▶ Your instructions
Repeat the data word for word. Do not include the pictures.

------

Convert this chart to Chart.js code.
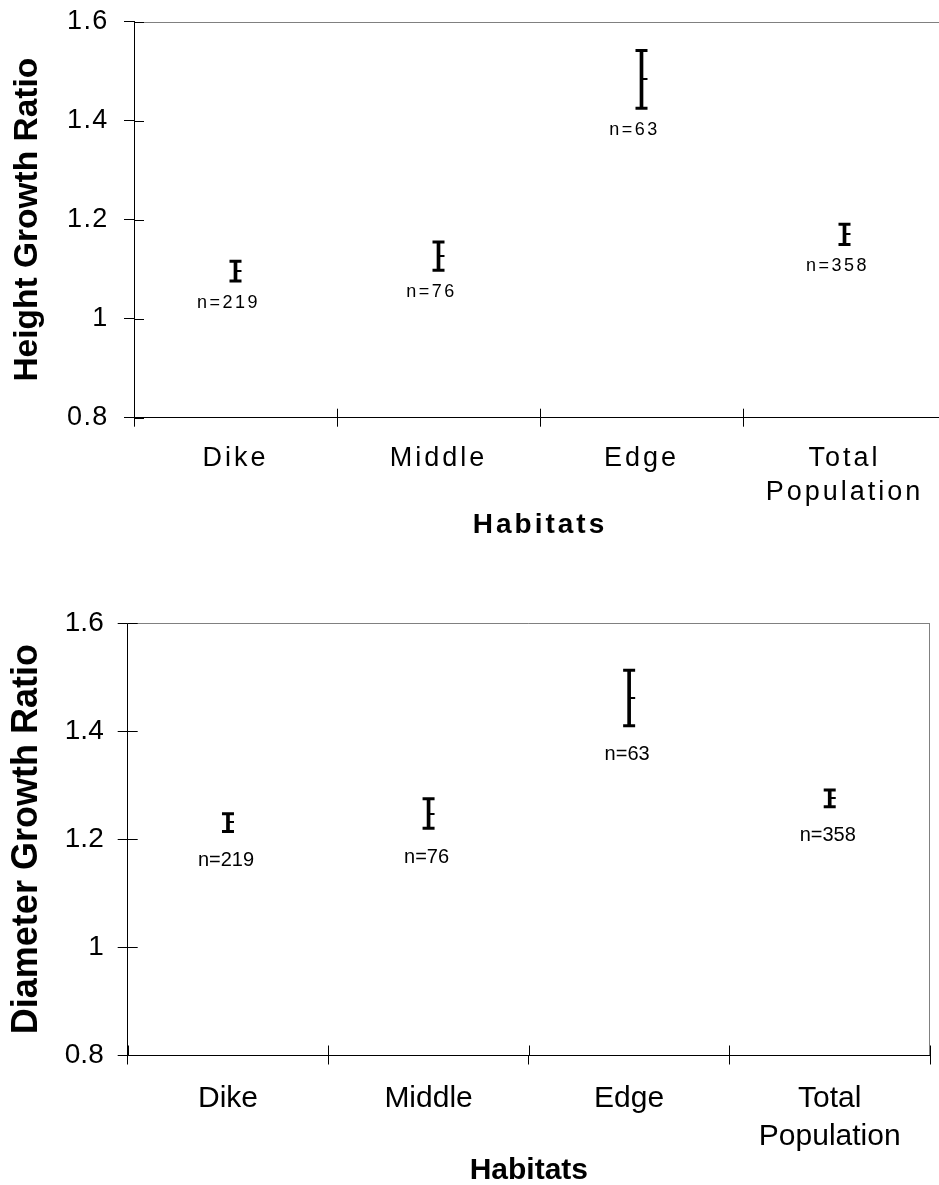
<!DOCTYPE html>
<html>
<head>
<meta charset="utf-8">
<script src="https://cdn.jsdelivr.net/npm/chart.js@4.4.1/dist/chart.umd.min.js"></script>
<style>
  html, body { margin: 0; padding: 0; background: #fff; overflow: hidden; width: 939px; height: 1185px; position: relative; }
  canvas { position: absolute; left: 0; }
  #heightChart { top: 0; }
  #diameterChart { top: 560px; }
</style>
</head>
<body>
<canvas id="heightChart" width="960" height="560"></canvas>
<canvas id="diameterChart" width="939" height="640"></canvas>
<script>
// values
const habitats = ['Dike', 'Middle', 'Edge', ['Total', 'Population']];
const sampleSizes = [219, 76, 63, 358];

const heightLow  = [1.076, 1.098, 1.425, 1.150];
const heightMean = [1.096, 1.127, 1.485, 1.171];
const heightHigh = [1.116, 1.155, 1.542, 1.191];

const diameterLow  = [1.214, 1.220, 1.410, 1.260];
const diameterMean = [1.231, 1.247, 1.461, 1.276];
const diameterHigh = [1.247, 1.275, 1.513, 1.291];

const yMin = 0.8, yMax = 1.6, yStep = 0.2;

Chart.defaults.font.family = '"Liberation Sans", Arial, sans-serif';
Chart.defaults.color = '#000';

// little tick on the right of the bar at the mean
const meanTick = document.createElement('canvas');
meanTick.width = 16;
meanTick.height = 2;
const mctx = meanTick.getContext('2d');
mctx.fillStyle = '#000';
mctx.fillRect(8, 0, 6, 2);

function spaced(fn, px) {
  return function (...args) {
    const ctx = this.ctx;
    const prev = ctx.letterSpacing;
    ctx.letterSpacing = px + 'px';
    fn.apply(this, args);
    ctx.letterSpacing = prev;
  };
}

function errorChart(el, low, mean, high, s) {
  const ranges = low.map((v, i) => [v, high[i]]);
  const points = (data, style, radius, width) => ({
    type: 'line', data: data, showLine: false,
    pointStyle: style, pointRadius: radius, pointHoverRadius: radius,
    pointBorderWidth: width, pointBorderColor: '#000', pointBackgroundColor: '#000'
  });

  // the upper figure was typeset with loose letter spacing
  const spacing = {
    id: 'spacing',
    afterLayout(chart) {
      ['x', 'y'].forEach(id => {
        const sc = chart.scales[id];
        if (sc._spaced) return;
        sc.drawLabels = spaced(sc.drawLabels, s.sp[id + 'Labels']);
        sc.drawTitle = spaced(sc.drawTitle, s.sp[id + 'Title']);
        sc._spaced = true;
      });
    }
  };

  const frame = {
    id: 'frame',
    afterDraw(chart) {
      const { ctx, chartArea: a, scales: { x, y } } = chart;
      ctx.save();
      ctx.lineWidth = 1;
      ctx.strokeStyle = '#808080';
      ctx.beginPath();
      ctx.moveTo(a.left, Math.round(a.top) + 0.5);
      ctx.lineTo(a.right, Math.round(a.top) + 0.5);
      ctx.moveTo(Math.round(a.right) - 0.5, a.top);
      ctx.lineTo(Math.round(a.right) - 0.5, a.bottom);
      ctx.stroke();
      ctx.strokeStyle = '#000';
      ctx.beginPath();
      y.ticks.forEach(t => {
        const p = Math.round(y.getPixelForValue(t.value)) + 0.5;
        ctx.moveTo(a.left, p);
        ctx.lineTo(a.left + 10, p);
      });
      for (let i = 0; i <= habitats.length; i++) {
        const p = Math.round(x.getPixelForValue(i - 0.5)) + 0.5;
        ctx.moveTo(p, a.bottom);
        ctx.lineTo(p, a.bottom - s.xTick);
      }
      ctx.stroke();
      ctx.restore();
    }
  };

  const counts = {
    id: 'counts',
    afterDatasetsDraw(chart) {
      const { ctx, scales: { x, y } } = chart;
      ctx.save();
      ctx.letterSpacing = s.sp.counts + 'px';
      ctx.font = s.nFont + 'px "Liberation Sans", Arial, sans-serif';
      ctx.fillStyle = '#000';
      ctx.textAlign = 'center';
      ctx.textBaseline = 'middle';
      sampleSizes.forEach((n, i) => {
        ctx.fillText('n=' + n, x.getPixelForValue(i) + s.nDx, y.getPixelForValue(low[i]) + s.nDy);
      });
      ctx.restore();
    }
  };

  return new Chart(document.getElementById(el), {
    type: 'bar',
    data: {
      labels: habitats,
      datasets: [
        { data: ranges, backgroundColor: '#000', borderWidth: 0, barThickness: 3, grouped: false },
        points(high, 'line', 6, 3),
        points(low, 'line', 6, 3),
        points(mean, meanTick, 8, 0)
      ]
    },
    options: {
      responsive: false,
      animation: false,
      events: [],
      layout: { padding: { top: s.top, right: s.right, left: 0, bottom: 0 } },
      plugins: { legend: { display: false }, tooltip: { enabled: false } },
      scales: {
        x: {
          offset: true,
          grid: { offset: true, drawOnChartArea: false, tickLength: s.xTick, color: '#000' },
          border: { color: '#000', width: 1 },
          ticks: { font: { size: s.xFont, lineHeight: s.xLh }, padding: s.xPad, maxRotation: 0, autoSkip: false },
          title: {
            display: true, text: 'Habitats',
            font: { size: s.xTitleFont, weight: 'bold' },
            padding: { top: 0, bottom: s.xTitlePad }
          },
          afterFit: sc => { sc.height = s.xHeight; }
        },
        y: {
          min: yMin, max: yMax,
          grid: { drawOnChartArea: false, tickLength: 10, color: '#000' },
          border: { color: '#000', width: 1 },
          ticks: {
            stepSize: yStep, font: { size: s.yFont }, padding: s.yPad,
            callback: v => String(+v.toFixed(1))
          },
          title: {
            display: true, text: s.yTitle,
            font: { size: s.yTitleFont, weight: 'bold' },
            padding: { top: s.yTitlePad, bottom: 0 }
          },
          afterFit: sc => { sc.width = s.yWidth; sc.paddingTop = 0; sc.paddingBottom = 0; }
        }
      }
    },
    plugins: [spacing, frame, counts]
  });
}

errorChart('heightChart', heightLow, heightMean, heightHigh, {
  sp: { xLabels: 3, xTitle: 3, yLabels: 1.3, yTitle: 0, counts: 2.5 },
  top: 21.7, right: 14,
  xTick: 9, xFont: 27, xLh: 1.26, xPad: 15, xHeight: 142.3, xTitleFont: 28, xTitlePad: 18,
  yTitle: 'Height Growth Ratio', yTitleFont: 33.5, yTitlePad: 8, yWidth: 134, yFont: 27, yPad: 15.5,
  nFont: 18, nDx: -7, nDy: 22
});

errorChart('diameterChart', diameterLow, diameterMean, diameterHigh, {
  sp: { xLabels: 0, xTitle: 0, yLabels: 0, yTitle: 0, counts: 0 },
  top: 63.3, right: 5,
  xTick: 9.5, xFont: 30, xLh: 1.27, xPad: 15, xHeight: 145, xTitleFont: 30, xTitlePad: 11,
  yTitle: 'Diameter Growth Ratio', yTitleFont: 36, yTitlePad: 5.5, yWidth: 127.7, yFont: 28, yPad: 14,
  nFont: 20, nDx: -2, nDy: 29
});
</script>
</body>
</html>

------

▶ Exercise answer
Convert this chart to Chart.js code.
<!DOCTYPE html>
<html>
<head>
<meta charset="utf-8">
<script src="https://cdn.jsdelivr.net/npm/chart.js@4.4.1/dist/chart.umd.min.js"></script>
<style>
  html, body { margin: 0; padding: 0; background: #fff; overflow: hidden; width: 939px; height: 1185px; position: relative; }
  canvas { position: absolute; left: 0; }
  #heightChart { top: 0; }
  #diameterChart { top: 560px; }
</style>
</head>
<body>
<canvas id="heightChart" width="960" height="560"></canvas>
<canvas id="diameterChart" width="939" height="640"></canvas>
<script>
// values
const habitats = ['Dike', 'Middle', 'Edge', ['Total', 'Population']];
const sampleSizes = [219, 76, 63, 358];

const heightLow  = [1.076, 1.098, 1.425, 1.150];
const heightMean = [1.096, 1.127, 1.485, 1.171];
const heightHigh = [1.116, 1.155, 1.542, 1.191];

const diameterLow  = [1.214, 1.220, 1.410, 1.260];
const diameterMean = [1.231, 1.247, 1.461, 1.276];
const diameterHigh = [1.247, 1.275, 1.513, 1.291];

const yMin = 0.8, yMax = 1.6, yStep = 0.2;

Chart.defaults.font.family = '"Liberation Sans", Arial, sans-serif';
Chart.defaults.color = '#000';

// little tick on the right of the bar at the mean
const meanTick = document.createElement('canvas');
meanTick.width = 16;
meanTick.height = 2;
const mctx = meanTick.getContext('2d');
mctx.fillStyle = '#000';
mctx.fillRect(8, 0, 6, 2);

function spaced(fn, px) {
  return function (...args) {
    const ctx = this.ctx;
    const prev = ctx.letterSpacing;
    ctx.letterSpacing = px + 'px';
    fn.apply(this, args);
    ctx.letterSpacing = prev;
  };
}

function errorChart(el, low, mean, high, s) {
  const ranges = low.map((v, i) => [v, high[i]]);
  const points = (data, style, radius, width) => ({
    type: 'line', data: data, showLine: false,
    pointStyle: style, pointRadius: radius, pointHoverRadius: radius,
    pointBorderWidth: width, pointBorderColor: '#000', pointBackgroundColor: '#000'
  });

  // the upper figure was typeset with loose letter spacing
  const spacing = {
    id: 'spacing',
    afterLayout(chart) {
      ['x', 'y'].forEach(id => {
        const sc = chart.scales[id];
        if (sc._spaced) return;
        sc.drawLabels = spaced(sc.drawLabels, s.sp[id + 'Labels']);
        sc.drawTitle = spaced(sc.drawTitle, s.sp[id + 'Title']);
        sc._spaced = true;
      });
    }
  };

  const frame = {
    id: 'frame',
    afterDraw(chart) {
      const { ctx, chartArea: a, scales: { x, y } } = chart;
      ctx.save();
      ctx.lineWidth = 1;
      ctx.strokeStyle = '#808080';
      ctx.beginPath();
      ctx.moveTo(a.left, Math.round(a.top) + 0.5);
      ctx.lineTo(a.right, Math.round(a.top) + 0.5);
      ctx.moveTo(Math.round(a.right) - 0.5, a.top);
      ctx.lineTo(Math.round(a.right) - 0.5, a.bottom);
      ctx.stroke();
      ctx.strokeStyle = '#000';
      ctx.beginPath();
      y.ticks.forEach(t => {
        const p = Math.round(y.getPixelForValue(t.value)) + 0.5;
        ctx.moveTo(a.left, p);
        ctx.lineTo(a.left + 10, p);
      });
      for (let i = 0; i <= habitats.length; i++) {
        const p = Math.round(x.getPixelForValue(i - 0.5)) + 0.5;
        ctx.moveTo(p, a.bottom);
        ctx.lineTo(p, a.bottom - s.xTick);
      }
      ctx.stroke();
      ctx.restore();
    }
  };

  const counts = {
    id: 'counts',
    afterDatasetsDraw(chart) {
      const { ctx, scales: { x, y } } = chart;
      ctx.save();
      ctx.letterSpacing = s.sp.counts + 'px';
      ctx.font = s.nFont + 'px "Liberation Sans", Arial, sans-serif';
      ctx.fillStyle = '#000';
      ctx.textAlign = 'center';
      ctx.textBaseline = 'middle';
      sampleSizes.forEach((n, i) => {
        ctx.fillText('n=' + n, x.getPixelForValue(i) + s.nDx, y.getPixelForValue(low[i]) + s.nDy);
      });
      ctx.restore();
    }
  };

  return new Chart(document.getElementById(el), {
    type: 'bar',
    data: {
      labels: habitats,
      datasets: [
        { data: ranges, backgroundColor: '#000', borderWidth: 0, barThickness: 3, grouped: false },
        points(high, 'line', 6, 3),
        points(low, 'line', 6, 3),
        points(mean, meanTick, 8, 0)
      ]
    },
    options: {
      responsive: false,
      animation: false,
      events: [],
      layout: { padding: { top: s.top, right: s.right, left: 0, bottom: 0 } },
      plugins: { legend: { display: false }, tooltip: { enabled: false } },
      scales: {
        x: {
          offset: true,
          grid: { offset: true, drawOnChartArea: false, tickLength: s.xTick, color: '#000' },
          border: { color: '#000', width: 1 },
          ticks: { font: { size: s.xFont, lineHeight: s.xLh }, padding: s.xPad, maxRotation: 0, autoSkip: false },
          title: {
            display: true, text: 'Habitats',
            font: { size: s.xTitleFont, weight: 'bold' },
            padding: { top: 0, bottom: s.xTitlePad }
          },
          afterFit: sc => { sc.height = s.xHeight; }
        },
        y: {
          min: yMin, max: yMax,
          grid: { drawOnChartArea: false, tickLength: 10, color: '#000' },
          border: { color: '#000', width: 1 },
          ticks: {
            stepSize: yStep, font: { size: s.yFont }, padding: s.yPad,
            callback: v => String(+v.toFixed(1))
          },
          title: {
            display: true, text: s.yTitle,
            font: { size: s.yTitleFont, weight: 'bold' },
            padding: { top: s.yTitlePad, bottom: 0 }
          },
          afterFit: sc => { sc.width = s.yWidth; sc.paddingTop = 0; sc.paddingBottom = 0; }
        }
      }
    },
    plugins: [spacing, frame, counts]
  });
}

errorChart('heightChart', heightLow, heightMean, heightHigh, {
  sp: { xLabels: 3, xTitle: 3, yLabels: 1.3, yTitle: 0, counts: 2.5 },
  top: 21.7, right: 14,
  xTick: 9, xFont: 27, xLh: 1.26, xPad: 15, xHeight: 142.3, xTitleFont: 28, xTitlePad: 18,
  yTitle: 'Height Growth Ratio', yTitleFont: 33.5, yTitlePad: 8, yWidth: 134, yFont: 27, yPad: 15.5,
  nFont: 18, nDx: -7, nDy: 22
});

errorChart('diameterChart', diameterLow, diameterMean, diameterHigh, {
  sp: { xLabels: 0, xTitle: 0, yLabels: 0, yTitle: 0, counts: 0 },
  top: 63.3, right: 5,
  xTick: 9.5, xFont: 30, xLh: 1.27, xPad: 15, xHeight: 145, xTitleFont: 30, xTitlePad: 11,
  yTitle: 'Diameter Growth Ratio', yTitleFont: 36, yTitlePad: 5.5, yWidth: 127.7, yFont: 28, yPad: 14,
  nFont: 20, nDx: -2, nDy: 29
});
</script>
</body>
</html>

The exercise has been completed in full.